Interfacial Regulation of Rice-Grain-like Iron–Nickel Phosphide Nanorods on Phosphorus-Doped Graphene Architectures as Bifunctional Electrocatalysts for Water Splitting

The design of bimetallic metal–organic frameworks (MOFs) with a hierarchical structure is important to improve the electrocatalytic performance of catalysts due to their synergistic effect on different metal ions. In this work, the catalyst comprises bimetallic iron–nickel MOF-derived FeNi phosphides, intricately integrated with phosphorus-doped reduced graphene oxide architectures (FeNi2P–C/P-rGA) through the hydrothermal and phosphating treatments. The hierarchical architecture of the catalyst is beneficial for exposing active sites and facilitating electron transfer. The FeNi2P–C/P-rGA catalyst exhibits excellent performance in the hydrogen evolution reaction (HER) and oxygen evolution reaction (OER) in alkaline electrolytes.
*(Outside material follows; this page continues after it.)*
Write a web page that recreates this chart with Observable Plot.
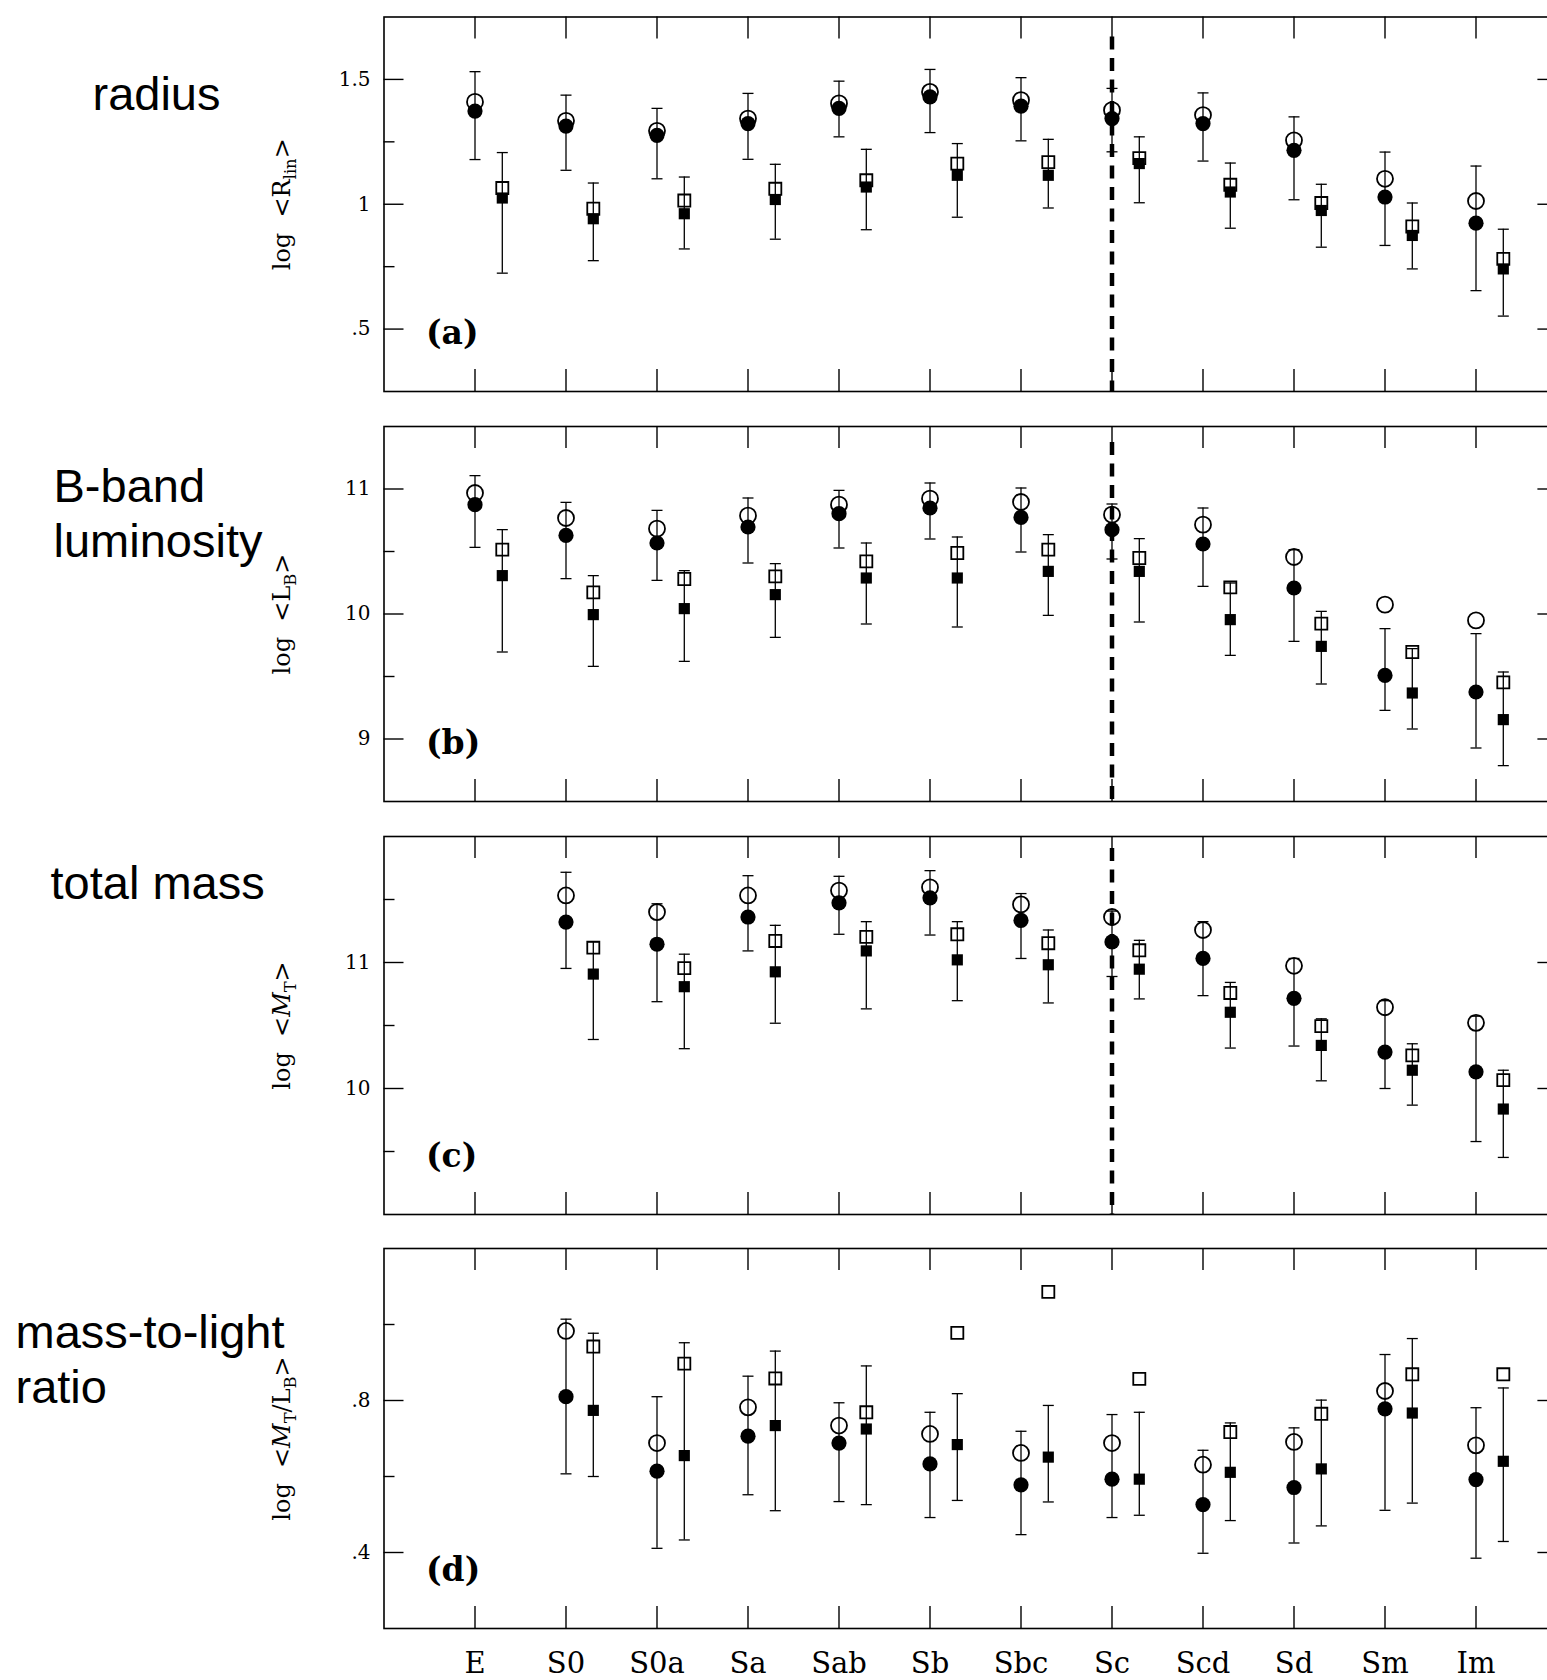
<!DOCTYPE html>
<html>
<head>
<meta charset="utf-8">
<script src="https://cdn.jsdelivr.net/npm/d3@7"></script>
<script src="https://cdn.jsdelivr.net/npm/@observablehq/plot@0.6"></script>
<style>
html, body { margin: 0; padding: 0; background: #fff; overflow: hidden; }
#chart svg { display: block; }
</style>
</head>
<body>
<div id="chart"></div>
<script>
// ---------------- DATA ----------------
const categories = ["E","S0","S0a","Sa","Sab","Sb","Sbc","Sc","Scd","Sd","Sm","Im"];

// (a) radius: log <R_lin>
const radiusOpenCircle = [1.41, 1.334, 1.294, 1.343, 1.404, 1.45, 1.417, 1.377, 1.357, 1.256, 1.102, 1.013];
const radiusFillCircle = [1.373, 1.313, 1.276, 1.323, 1.384, 1.43, 1.393, 1.343, 1.323, 1.216, 1.029, 0.924];
const radiusCircleHi   = [1.531, 1.437, 1.384, 1.444, 1.493, 1.54, 1.507, 1.464, 1.446, 1.35, 1.209, 1.153];
const radiusCircleLo   = [1.179, 1.136, 1.102, 1.18, 1.27, 1.287, 1.254, 1.21, 1.173, 1.018, 0.835, 0.654];
const radiusOpenSquare = [1.065, 0.982, 1.015, 1.062, 1.096, 1.163, 1.169, 1.185, 1.078, 1.005, 0.911, 0.781];
const radiusFillSquare = [1.025, 0.942, 0.962, 1.019, 1.069, 1.116, 1.116, 1.163, 1.049, 0.975, 0.875, 0.741];
const radiusSquareHi   = [1.207, 1.085, 1.109, 1.16, 1.22, 1.243, 1.26, 1.27, 1.165, 1.08, 1.005, 0.9];
const radiusSquareLo   = [0.724, 0.774, 0.821, 0.86, 0.898, 0.948, 0.985, 1.006, 0.904, 0.828, 0.741, 0.552];

// (b) B-band luminosity: log <L_B>
const lumOpenCircle = [10.968, 10.768, 10.683, 10.787, 10.875, 10.923, 10.896, 10.795, 10.715, 10.456, 10.075, 9.949];
const lumFillCircle = [10.875, 10.629, 10.568, 10.696, 10.803, 10.848, 10.773, 10.675, 10.56, 10.208, 9.509, 9.376];
const lumCircleHi   = [11.107, 10.893, 10.829, 10.928, 10.989, 11.048, 11.008, 10.88, 10.848, 10.515, 9.883, 9.843];
const lumCircleLo   = [10.533, 10.283, 10.269, 10.408, 10.528, 10.6, 10.496, 10.44, 10.221, 9.781, 9.229, 8.928];
const lumOpenSquare = [10.515, 10.173, 10.28, 10.301, 10.421, 10.488, 10.515, 10.448, 10.213, 9.923, 9.696, 9.453];
const lumFillSquare = [10.307, 9.995, 10.043, 10.155, 10.288, 10.288, 10.341, 10.341, 9.955, 9.741, 9.368, 9.155];
const lumSquareHi   = [10.675, 10.307, 10.347, 10.403, 10.568, 10.616, 10.635, 10.603, 10.248, 10.021, 9.723, 9.536];
const lumSquareLo   = [9.696, 9.581, 9.621, 9.813, 9.92, 9.896, 9.989, 9.936, 9.669, 9.44, 9.08, 8.787];

// (c) total mass: log <M_T>
const massOpenCircle = [null, 11.532, 11.4, 11.532, 11.571, 11.597, 11.461, 11.361, 11.258, 10.974, 10.645, 10.521];
const massFillCircle = [null, 11.321, 11.145, 11.361, 11.474, 11.513, 11.334, 11.163, 11.032, 10.716, 10.289, 10.132];
const massCircleHi   = [null, 11.716, 11.466, 11.689, 11.684, 11.729, 11.547, 11.408, 11.324, 11.032, 10.697, 10.574];
const massCircleLo   = [null, 10.953, 10.689, 11.092, 11.224, 11.218, 11.032, 10.889, 10.737, 10.337, 10.0, 9.579];
const massOpenSquare = [null, 11.118, 10.955, 11.171, 11.203, 11.224, 11.153, 11.097, 10.758, 10.495, 10.263, 10.066];
const massFillSquare = [null, 10.908, 10.808, 10.926, 11.092, 11.021, 10.982, 10.947, 10.605, 10.342, 10.145, 9.837];
const massSquareHi   = [null, 11.163, 11.066, 11.295, 11.324, 11.324, 11.258, 11.176, 10.842, 10.553, 10.355, 10.145];
const massSquareLo   = [null, 10.389, 10.316, 10.518, 10.632, 10.697, 10.679, 10.711, 10.321, 10.061, 9.868, 9.453];

// (d) mass-to-light ratio: log <M_T/L_B>
const mlOpenCircle = [null, 0.983, 0.688, 0.782, 0.734, 0.712, 0.662, 0.688, 0.631, 0.691, 0.825, 0.682];
const mlFillCircle = [null, 0.81, 0.614, 0.706, 0.688, 0.633, 0.578, 0.593, 0.526, 0.571, 0.778, 0.592];
const mlCircleHi   = [null, 1.014, 0.81, 0.864, 0.794, 0.769, 0.719, 0.763, 0.669, 0.728, 0.921, 0.781];
const mlCircleLo   = [null, 0.607, 0.411, 0.552, 0.534, 0.492, 0.447, 0.492, 0.398, 0.425, 0.511, 0.385];
const mlOpenSquare = [null, 0.942, 0.897, 0.858, 0.769, 0.978, 1.086, 0.857, 0.717, 0.765, 0.869, 0.869];
const mlFillSquare = [null, 0.774, 0.655, 0.734, 0.725, 0.684, 0.651, 0.593, 0.611, 0.62, 0.767, 0.64];
const mlSquareHi   = [null, 0.977, 0.952, 0.93, 0.891, 0.818, 0.787, 0.769, 0.741, 0.801, 0.963, 0.833];
const mlSquareLo   = [null, 0.60, 0.433, 0.51, 0.526, 0.537, 0.533, 0.498, 0.484, 0.47, 0.53, 0.429];

// ---------------- LAYOUT ----------------
const W = 1547;
const X0 = 383.5, X1 = 1557.4;       // frame left / right (right edge is off-canvas)
const SQ_OFF = 0.3;                  // square series offset (category units)
const dividerCat = "Sc";

function makeRows(oc, fc, cLo, cHi, os, fs, sLo, sHi) {
  return categories.map((c, i) => ({i, c, oc: oc[i], fc: fc[i], cLo: cLo[i], cHi: cHi[i],
    os: os[i], fs: fs[i], sLo: sLo[i], sHi: sHi[i]}));
}

const panels = [
  {
    rows: makeRows(radiusOpenCircle, radiusFillCircle, radiusCircleLo, radiusCircleHi,
                   radiusOpenSquare, radiusFillSquare, radiusSquareLo, radiusSquareHi),
    height: 408, mt: 16.5, mb: 17, domain: [0.25, 1.75],
    major: [0.5, 1, 1.5], minor: [0.75, 1.25],
    letter: "(a)", dashInset: 20,
    labels: [{t: "radius", x: 92, y: 109}],
    title: [["log\u00a0\u00a0<"], ["R"], ["lin", "sub"], [">"]]
  },
  {
    rows: makeRows(lumOpenCircle, lumFillCircle, lumCircleLo, lumCircleHi,
                   lumOpenSquare, lumFillSquare, lumSquareLo, lumSquareHi),
    height: 410, mt: 18, mb: 17, domain: [8.5, 11.5],
    major: [9, 10, 11], minor: [9.5, 10.5],
    letter: "(b)", dashInset: 16,
    labels: [{t: "B-band", x: 53, y: 93.7}, {t: "luminosity", x: 53, y: 148.7}],
    title: [["log\u00a0\u00a0<"], ["L"], ["B", "sub"], [">"]]
  },
  {
    rows: makeRows(massOpenCircle, massFillCircle, massCircleLo, massCircleHi,
                   massOpenSquare, massFillSquare, massSquareLo, massSquareHi),
    height: 413, mt: 18, mb: 17, domain: [9, 12],
    major: [10, 11], minor: [9.5, 10.5, 11.5],
    letter: "(c)", dashInset: 12,
    labels: [{t: "total mass", x: 50, y: 80}],
    title: [["log\u00a0\u00a0<"], ["M", "it"], ["T", "sub"], [">"]]
  },
  {
    rows: makeRows(mlOpenCircle, mlFillCircle, mlCircleLo, mlCircleHi,
                   mlOpenSquare, mlFillSquare, mlSquareLo, mlSquareHi),
    height: 449, mt: 17, mb: 52, domain: [0.2, 1.2],
    major: [0.4, 0.8], minor: [0.6, 1.0],
    letter: "(d)", dashInset: null, xLabels: true,
    labels: [{t: "mass-to-light", x: 15, y: 116}, {t: "ratio", x: 15, y: 171}],
    title: [["log\u00a0\u00a0<"], ["M", "it"], ["T", "sub"], ["/L"], ["B", "sub"], [">"]]
  }
];

const capSymbol = {draw(ctx) { ctx.moveTo(-5.5, 0); ctx.lineTo(5.5, 0); }};
const fmt = d => String(d).replace(/^0\./, ".");
const idx = categories.map((c, i) => i);
const dividerIdx = categories.indexOf(dividerCat);
const TITLE_FS = 24;

function applyRich(svg, segs) {
  const plain = segs.map(s => s[0]).join("");
  d3.select(svg).selectAll("text").filter(function() { return this.textContent === plain; })
    .each(function() {
      const t = d3.select(this);
      t.text(null);
      let sub = false;
      for (const [s, kind] of segs) {
        const ts = t.append("tspan").text(s);
        if (kind === "sub") {
          ts.attr("font-size", TITLE_FS * 0.68).attr("dy", sub ? 0 : 6);
          sub = true;
        } else {
          if (sub) ts.attr("dy", -6);
          sub = false;
          if (kind === "it") ts.attr("font-style", "italic");
        }
      }
    });
}

const chart = document.getElementById("chart");

for (const p of panels) {
  const FW = X1 - X0;
  const FH = p.height - p.mt - p.mb;
  const r = p.rows;
  const has = k => r.filter(d => d[k] != null);
  const marks = [
    Plot.frame({stroke: "black", strokeWidth: 1.6}),
    // category ticks, top and bottom (inward)
    Plot.ruleX(idx, {x: d => d, insetBottom: FH - 22, stroke: "black", strokeWidth: 1.4}),
    Plot.ruleX(idx, {x: d => d, insetTop: FH - 22, stroke: "black", strokeWidth: 1.4}),
    // y ticks inward (left major/minor, right major)
    Plot.ruleY(p.major, {y: d => d, insetRight: FW - 20, stroke: "black", strokeWidth: 1.4}),
    Plot.ruleY(p.minor, {y: d => d, insetRight: FW - 11, stroke: "black", strokeWidth: 1.4}),
    Plot.ruleY(p.major, {y: d => d, insetLeft: FW - 20, stroke: "black", strokeWidth: 1.4}),
    Plot.axisY(p.major, {tickSize: 0, tickPadding: 13.5, tickFormat: fmt, fontSize: 20,
      fontFamily: "DejaVu Serif", label: null}),
  ];
  if (p.dashInset != null) {
    marks.push(Plot.ruleX([dividerIdx], {x: d => d, insetTop: p.dashInset, stroke: "black",
      strokeWidth: 4.5, strokeDasharray: "13,8.5"}));
  }
  marks.push(
    // error bars
    Plot.ruleX(has("cLo"), {x: "i", y1: "cLo", y2: "cHi", stroke: "black", strokeWidth: 1.3}),
    Plot.ruleX(has("sLo"), {x: d => d.i + SQ_OFF, y1: "sLo", y2: "sHi", stroke: "black", strokeWidth: 1.3}),
    Plot.dot(has("cLo"), {x: "i", y: "cLo", symbol: capSymbol, fill: "none", stroke: "black", strokeWidth: 1.3}),
    Plot.dot(has("cHi"), {x: "i", y: "cHi", symbol: capSymbol, fill: "none", stroke: "black", strokeWidth: 1.3}),
    Plot.dot(has("sLo"), {x: d => d.i + SQ_OFF, y: "sLo", symbol: capSymbol, fill: "none", stroke: "black", strokeWidth: 1.3}),
    Plot.dot(has("sHi"), {x: d => d.i + SQ_OFF, y: "sHi", symbol: capSymbol, fill: "none", stroke: "black", strokeWidth: 1.3}),
    // open markers
    Plot.dot(has("oc"), {x: "i", y: "oc", r: 8, symbol: "circle", fill: "none", stroke: "black", strokeWidth: 1.8}),
    Plot.dot(has("os"), {x: d => d.i + SQ_OFF, y: "os", r: 6.8, symbol: "square", fill: "none", stroke: "black", strokeWidth: 1.8}),
    // filled markers
    Plot.dot(has("fc"), {x: "i", y: "fc", r: 7.6, symbol: "circle", fill: "black", stroke: "none"}),
    Plot.dot(has("fs"), {x: d => d.i + SQ_OFF, y: "fs", r: 6.3, symbol: "square", fill: "black", stroke: "none"}),
    // panel letter
    Plot.text([p.letter], {text: d => d, frameAnchor: "bottom-left", dx: 42, dy: -58,
      textAnchor: "start", lineAnchor: "middle", fontSize: 33, fontWeight: "bold",
      fontFamily: "DejaVu Serif"}),
    // y-axis title
    Plot.text([p.title.map(s => s[0]).join("")], {text: d => d, frameAnchor: "left", dx: 282 - X0,
      rotate: -90, textAnchor: "middle", lineAnchor: "middle", fontSize: TITLE_FS,
      fontFamily: "DejaVu Serif"}),
    // big left labels
    ...p.labels.map(l => Plot.text([l.t], {text: d => d, frameAnchor: "top-left",
      dx: l.x - X0, dy: l.y - p.mt, textAnchor: "start", lineAnchor: "bottom",
      fontSize: 47, fontFamily: "Liberation Sans"}))
  );
  if (p.xLabels) {
    marks.push(Plot.text(categories, {x: (d, i) => i, text: d => d, frameAnchor: "bottom", dy: 35,
      lineAnchor: "middle", textAnchor: "middle", fontSize: 29, fontFamily: "DejaVu Serif"}));
  }
  const svg = Plot.plot({
    width: W, height: p.height,
    marginLeft: X0, marginRight: W - X1, marginTop: p.mt, marginBottom: p.mb,
    x: {domain: [-1, 11.9], axis: null},
    y: {domain: p.domain, axis: null},
    style: {background: "white", color: "black", fontFamily: "DejaVu Serif", overflow: "hidden", maxWidth: "none"},
    marks
  });
  applyRich(svg, p.title);
  chart.appendChild(svg);
}
</script>
</body>
</html>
Notably, FeNi2P–C/P-rGA requires only the overpotential of 93 and 210 mV to achieve a current density of 10 mA cm–2 for the HER and OER with small values of Tafel slope and charge transfer resistance, respectively. Furthermore, the catalyst exhibits boosted activity for overall water splitting with a low potential of 1.56 V. This work can be considered to extend the design of multilevel catalysts in the application of water splitting.